--- begin Records to process ---
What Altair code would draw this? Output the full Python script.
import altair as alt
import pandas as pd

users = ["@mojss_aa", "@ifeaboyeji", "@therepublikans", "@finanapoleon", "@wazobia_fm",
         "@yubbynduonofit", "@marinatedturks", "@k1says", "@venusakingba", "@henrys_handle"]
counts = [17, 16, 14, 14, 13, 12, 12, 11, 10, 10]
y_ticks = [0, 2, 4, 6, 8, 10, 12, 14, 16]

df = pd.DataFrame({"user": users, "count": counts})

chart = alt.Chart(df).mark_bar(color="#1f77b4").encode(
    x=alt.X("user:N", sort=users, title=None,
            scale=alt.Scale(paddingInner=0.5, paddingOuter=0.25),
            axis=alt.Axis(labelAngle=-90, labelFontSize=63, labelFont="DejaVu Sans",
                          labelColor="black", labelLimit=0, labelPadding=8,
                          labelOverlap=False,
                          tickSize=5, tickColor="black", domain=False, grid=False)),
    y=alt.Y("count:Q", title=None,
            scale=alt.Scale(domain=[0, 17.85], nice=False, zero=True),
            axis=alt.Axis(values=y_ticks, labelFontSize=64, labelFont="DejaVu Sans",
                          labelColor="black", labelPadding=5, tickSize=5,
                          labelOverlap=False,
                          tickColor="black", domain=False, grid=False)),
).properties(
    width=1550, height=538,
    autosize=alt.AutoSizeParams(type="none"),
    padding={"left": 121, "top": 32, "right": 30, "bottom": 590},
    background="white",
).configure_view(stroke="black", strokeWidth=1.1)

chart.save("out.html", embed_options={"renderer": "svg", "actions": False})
--- end Records to process ---
--- begin Records to process ---
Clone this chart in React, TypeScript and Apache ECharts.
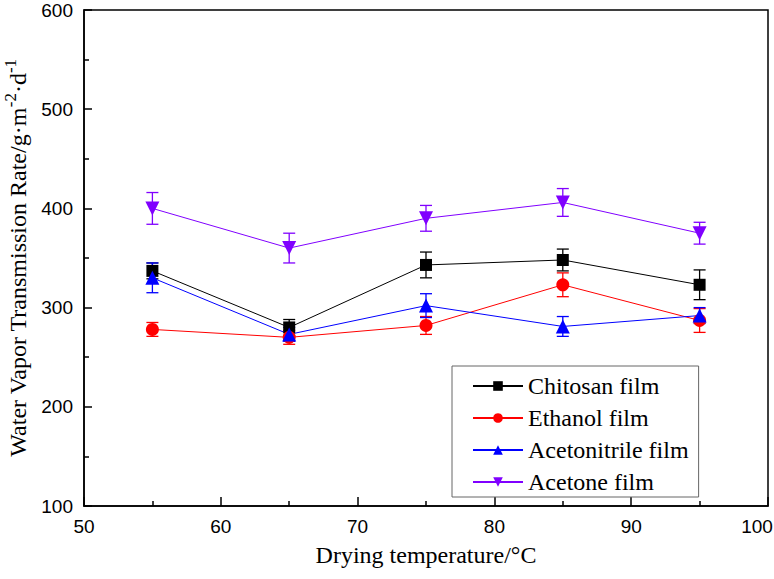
--- end Records to process ---
Exercise directions » The word "this" may turn up on some lines of these records; say how many, with no other words.

Finished task » 2